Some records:
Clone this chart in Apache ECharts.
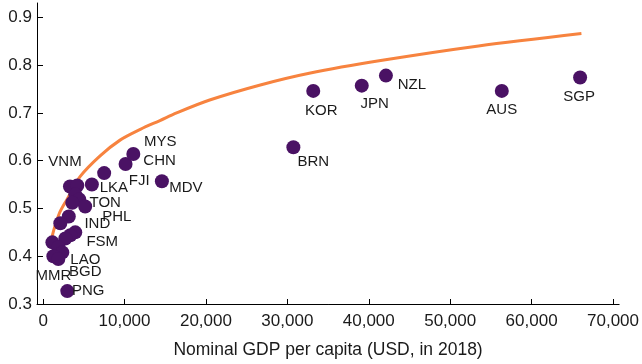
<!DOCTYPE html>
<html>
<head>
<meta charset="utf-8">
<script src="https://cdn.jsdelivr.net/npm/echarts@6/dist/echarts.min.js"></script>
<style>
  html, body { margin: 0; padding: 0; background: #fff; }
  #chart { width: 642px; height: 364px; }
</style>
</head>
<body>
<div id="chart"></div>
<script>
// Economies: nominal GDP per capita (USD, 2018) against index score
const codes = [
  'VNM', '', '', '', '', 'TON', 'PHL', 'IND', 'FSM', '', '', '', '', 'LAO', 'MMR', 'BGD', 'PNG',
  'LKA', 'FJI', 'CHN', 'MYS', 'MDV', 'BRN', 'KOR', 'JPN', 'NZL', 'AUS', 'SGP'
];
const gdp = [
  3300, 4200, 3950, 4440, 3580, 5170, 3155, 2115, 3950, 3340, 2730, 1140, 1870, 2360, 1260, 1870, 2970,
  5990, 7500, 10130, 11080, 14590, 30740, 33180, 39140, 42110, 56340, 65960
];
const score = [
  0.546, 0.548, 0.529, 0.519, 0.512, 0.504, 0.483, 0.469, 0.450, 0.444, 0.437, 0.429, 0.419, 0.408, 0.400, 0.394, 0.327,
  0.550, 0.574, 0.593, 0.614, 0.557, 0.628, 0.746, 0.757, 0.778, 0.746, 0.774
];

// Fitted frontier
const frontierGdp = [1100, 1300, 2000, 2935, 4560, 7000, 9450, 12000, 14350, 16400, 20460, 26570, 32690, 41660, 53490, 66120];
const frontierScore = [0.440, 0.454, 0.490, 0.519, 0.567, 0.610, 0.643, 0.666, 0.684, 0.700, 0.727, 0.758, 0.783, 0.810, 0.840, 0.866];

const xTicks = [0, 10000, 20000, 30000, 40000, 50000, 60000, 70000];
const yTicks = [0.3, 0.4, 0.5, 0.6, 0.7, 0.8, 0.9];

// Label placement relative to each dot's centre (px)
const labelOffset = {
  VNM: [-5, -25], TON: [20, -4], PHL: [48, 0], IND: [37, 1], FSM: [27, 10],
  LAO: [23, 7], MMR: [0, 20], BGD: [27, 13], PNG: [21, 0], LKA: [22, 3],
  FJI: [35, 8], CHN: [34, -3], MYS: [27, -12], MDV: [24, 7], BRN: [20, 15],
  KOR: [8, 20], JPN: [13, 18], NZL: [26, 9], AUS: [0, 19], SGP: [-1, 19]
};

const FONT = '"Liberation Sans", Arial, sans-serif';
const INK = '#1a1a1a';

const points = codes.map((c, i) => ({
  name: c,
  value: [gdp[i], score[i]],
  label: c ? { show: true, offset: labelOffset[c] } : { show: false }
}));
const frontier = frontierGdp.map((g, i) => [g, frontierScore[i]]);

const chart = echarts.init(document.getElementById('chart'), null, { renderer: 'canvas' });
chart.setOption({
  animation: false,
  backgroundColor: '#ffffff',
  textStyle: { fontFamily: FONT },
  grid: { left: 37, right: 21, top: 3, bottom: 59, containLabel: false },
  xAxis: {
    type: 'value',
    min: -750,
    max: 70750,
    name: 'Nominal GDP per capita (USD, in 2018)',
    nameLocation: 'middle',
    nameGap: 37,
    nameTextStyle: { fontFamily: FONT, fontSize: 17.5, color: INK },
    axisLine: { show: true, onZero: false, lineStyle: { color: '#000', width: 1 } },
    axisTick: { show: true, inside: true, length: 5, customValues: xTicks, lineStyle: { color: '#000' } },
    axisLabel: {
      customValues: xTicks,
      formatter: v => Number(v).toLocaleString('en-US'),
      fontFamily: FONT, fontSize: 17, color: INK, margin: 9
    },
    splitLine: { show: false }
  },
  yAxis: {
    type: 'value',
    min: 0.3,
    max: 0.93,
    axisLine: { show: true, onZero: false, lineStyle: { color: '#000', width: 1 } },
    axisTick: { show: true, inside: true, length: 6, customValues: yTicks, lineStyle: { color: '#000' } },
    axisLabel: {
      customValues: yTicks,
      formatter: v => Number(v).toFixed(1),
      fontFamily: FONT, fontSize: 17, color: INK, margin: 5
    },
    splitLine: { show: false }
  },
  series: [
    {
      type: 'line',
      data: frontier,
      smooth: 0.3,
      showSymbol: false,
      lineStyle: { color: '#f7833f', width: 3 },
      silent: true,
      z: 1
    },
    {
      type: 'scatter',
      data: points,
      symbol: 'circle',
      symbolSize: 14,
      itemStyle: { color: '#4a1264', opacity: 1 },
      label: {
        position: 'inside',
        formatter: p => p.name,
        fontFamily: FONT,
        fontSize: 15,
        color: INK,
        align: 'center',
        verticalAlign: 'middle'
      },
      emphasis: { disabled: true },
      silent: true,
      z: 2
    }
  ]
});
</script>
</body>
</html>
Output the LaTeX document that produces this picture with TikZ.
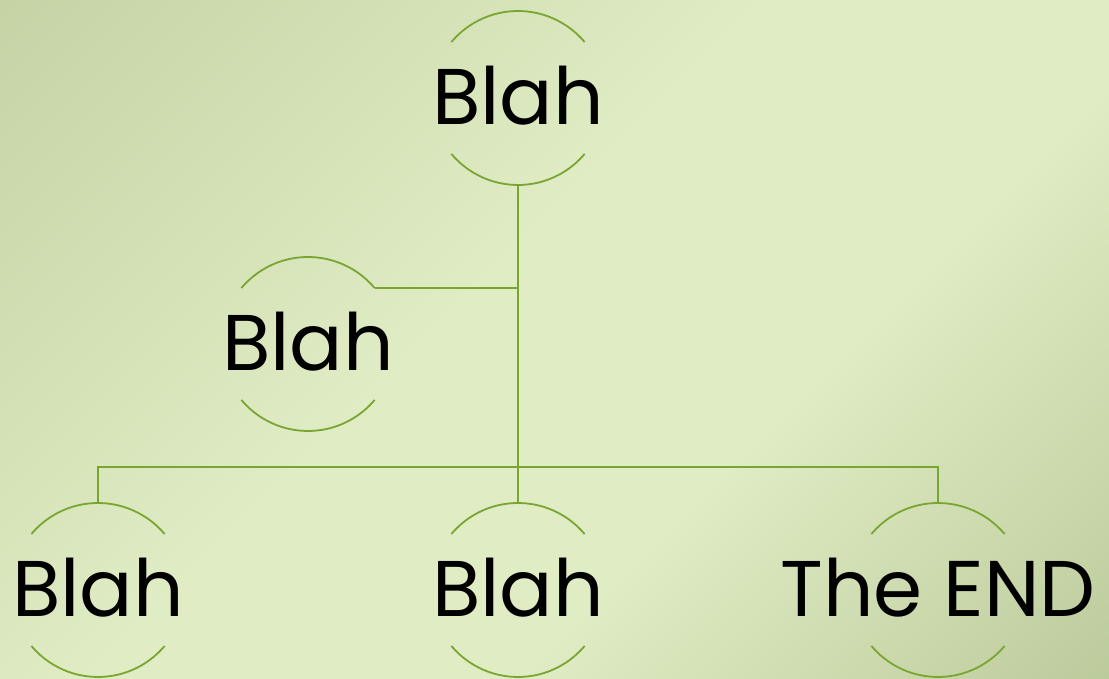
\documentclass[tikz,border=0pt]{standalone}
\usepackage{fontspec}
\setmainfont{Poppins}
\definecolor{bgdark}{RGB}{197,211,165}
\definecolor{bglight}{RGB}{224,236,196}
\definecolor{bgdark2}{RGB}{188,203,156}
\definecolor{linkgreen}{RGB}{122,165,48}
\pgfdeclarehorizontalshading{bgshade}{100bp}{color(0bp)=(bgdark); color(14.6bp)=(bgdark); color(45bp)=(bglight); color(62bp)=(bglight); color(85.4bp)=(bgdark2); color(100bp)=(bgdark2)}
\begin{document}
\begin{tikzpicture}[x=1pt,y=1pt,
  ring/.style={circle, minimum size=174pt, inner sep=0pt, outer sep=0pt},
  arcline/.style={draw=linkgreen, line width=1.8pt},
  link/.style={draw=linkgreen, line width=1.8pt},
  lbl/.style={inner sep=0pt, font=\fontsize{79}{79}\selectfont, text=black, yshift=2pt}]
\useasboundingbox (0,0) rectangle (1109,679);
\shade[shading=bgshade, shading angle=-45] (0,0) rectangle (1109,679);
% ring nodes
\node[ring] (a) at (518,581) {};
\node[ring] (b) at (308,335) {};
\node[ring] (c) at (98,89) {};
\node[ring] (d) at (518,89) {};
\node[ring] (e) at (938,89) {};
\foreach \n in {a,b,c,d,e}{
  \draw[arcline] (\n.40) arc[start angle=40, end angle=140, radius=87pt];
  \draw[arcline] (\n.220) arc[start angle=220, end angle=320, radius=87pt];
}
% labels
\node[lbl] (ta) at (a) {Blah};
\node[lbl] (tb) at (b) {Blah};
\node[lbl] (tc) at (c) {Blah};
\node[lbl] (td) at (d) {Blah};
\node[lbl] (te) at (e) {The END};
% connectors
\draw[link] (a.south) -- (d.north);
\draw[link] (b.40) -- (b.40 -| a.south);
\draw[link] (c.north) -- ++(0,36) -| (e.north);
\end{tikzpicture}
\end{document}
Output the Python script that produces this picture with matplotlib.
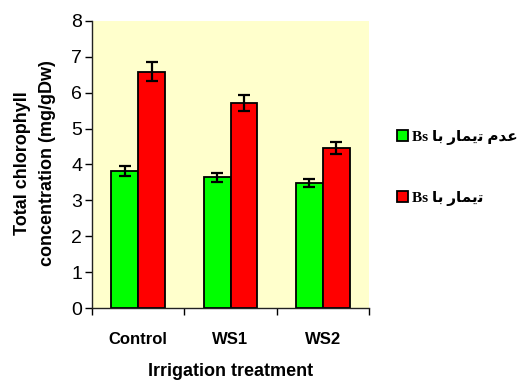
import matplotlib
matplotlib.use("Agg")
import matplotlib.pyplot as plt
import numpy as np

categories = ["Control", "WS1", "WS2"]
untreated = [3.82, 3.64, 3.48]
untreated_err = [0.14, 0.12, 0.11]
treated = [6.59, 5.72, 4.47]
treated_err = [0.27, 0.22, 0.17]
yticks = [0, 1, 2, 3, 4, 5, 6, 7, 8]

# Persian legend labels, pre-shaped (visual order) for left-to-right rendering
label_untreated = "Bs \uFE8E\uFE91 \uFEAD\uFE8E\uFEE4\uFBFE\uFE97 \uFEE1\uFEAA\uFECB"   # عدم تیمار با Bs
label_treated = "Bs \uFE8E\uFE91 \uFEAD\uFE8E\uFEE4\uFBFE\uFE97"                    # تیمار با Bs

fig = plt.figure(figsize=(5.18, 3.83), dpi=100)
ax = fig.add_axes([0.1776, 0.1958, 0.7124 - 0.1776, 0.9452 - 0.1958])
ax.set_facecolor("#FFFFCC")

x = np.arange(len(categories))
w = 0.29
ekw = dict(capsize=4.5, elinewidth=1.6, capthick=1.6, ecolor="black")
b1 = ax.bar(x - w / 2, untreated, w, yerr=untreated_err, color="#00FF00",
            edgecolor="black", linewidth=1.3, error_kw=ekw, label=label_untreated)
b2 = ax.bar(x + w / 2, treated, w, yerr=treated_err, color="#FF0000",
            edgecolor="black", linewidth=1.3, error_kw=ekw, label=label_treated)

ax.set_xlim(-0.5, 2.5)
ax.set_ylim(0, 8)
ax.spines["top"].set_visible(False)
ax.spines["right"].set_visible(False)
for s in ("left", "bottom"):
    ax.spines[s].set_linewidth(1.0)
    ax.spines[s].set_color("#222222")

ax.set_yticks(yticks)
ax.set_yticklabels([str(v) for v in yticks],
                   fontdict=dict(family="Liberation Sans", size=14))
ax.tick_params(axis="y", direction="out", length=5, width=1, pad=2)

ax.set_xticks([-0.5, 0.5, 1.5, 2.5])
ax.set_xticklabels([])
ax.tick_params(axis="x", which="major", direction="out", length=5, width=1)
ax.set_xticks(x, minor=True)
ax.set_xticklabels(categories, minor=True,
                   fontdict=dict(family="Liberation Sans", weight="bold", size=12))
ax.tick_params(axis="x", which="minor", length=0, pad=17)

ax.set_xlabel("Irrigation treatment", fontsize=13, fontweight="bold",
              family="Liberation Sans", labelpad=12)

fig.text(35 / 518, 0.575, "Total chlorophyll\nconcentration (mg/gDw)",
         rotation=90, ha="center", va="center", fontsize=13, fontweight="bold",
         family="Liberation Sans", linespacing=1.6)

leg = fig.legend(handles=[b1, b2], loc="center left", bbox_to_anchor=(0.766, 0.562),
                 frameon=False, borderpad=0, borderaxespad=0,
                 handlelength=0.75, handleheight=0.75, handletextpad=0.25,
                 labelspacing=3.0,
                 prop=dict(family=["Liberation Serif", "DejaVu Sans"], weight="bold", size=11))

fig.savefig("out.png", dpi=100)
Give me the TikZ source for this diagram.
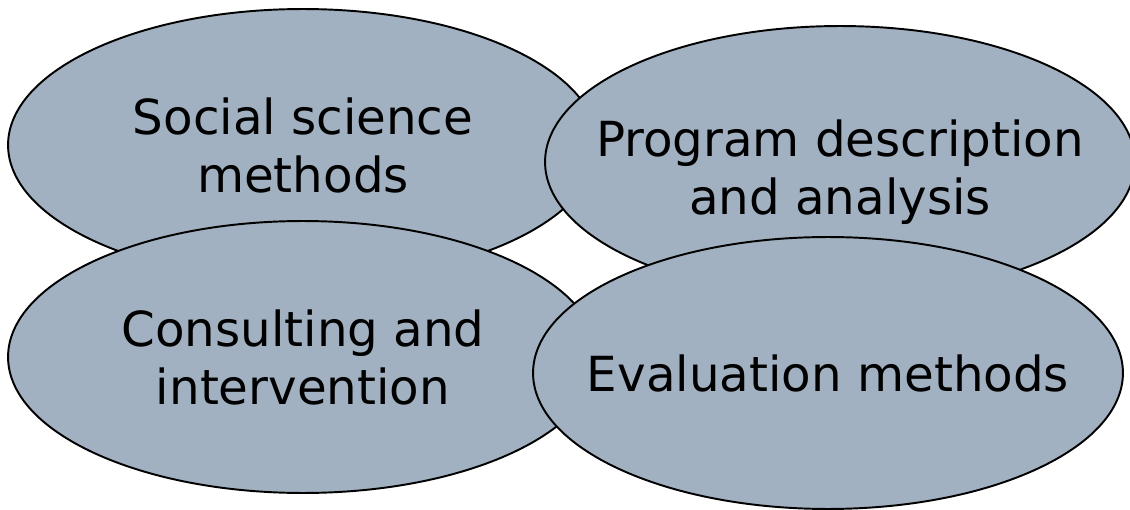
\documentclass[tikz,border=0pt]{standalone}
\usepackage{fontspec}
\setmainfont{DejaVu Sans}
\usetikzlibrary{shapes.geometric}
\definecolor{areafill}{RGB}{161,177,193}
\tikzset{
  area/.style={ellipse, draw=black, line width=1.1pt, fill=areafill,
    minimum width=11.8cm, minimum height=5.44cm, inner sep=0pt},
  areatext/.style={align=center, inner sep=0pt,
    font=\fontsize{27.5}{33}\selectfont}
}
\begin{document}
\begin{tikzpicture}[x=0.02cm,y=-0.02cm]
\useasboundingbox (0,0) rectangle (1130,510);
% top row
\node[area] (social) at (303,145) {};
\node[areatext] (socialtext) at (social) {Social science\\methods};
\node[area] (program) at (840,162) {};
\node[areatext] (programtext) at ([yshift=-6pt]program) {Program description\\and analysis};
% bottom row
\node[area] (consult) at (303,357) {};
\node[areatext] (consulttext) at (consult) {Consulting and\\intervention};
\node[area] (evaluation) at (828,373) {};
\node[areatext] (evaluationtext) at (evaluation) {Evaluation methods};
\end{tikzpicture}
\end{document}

Exercise directions: Take the line that contains "Give me the TikZ source for this diagram." and all lines after it to the end of the material above, and copy them verbatim without any images.

Written solution:
Give me the TikZ source for this diagram.
\documentclass[tikz,border=0pt]{standalone}
\usepackage{fontspec}
\setmainfont{DejaVu Sans}
\usetikzlibrary{shapes.geometric}
\definecolor{areafill}{RGB}{161,177,193}
\tikzset{
  area/.style={ellipse, draw=black, line width=1.1pt, fill=areafill,
    minimum width=11.8cm, minimum height=5.44cm, inner sep=0pt},
  areatext/.style={align=center, inner sep=0pt,
    font=\fontsize{27.5}{33}\selectfont}
}
\begin{document}
\begin{tikzpicture}[x=0.02cm,y=-0.02cm]
\useasboundingbox (0,0) rectangle (1130,510);
% top row
\node[area] (social) at (303,145) {};
\node[areatext] (socialtext) at (social) {Social science\\methods};
\node[area] (program) at (840,162) {};
\node[areatext] (programtext) at ([yshift=-6pt]program) {Program description\\and analysis};
% bottom row
\node[area] (consult) at (303,357) {};
\node[areatext] (consulttext) at (consult) {Consulting and\\intervention};
\node[area] (evaluation) at (828,373) {};
\node[areatext] (evaluationtext) at (evaluation) {Evaluation methods};
\end{tikzpicture}
\end{document}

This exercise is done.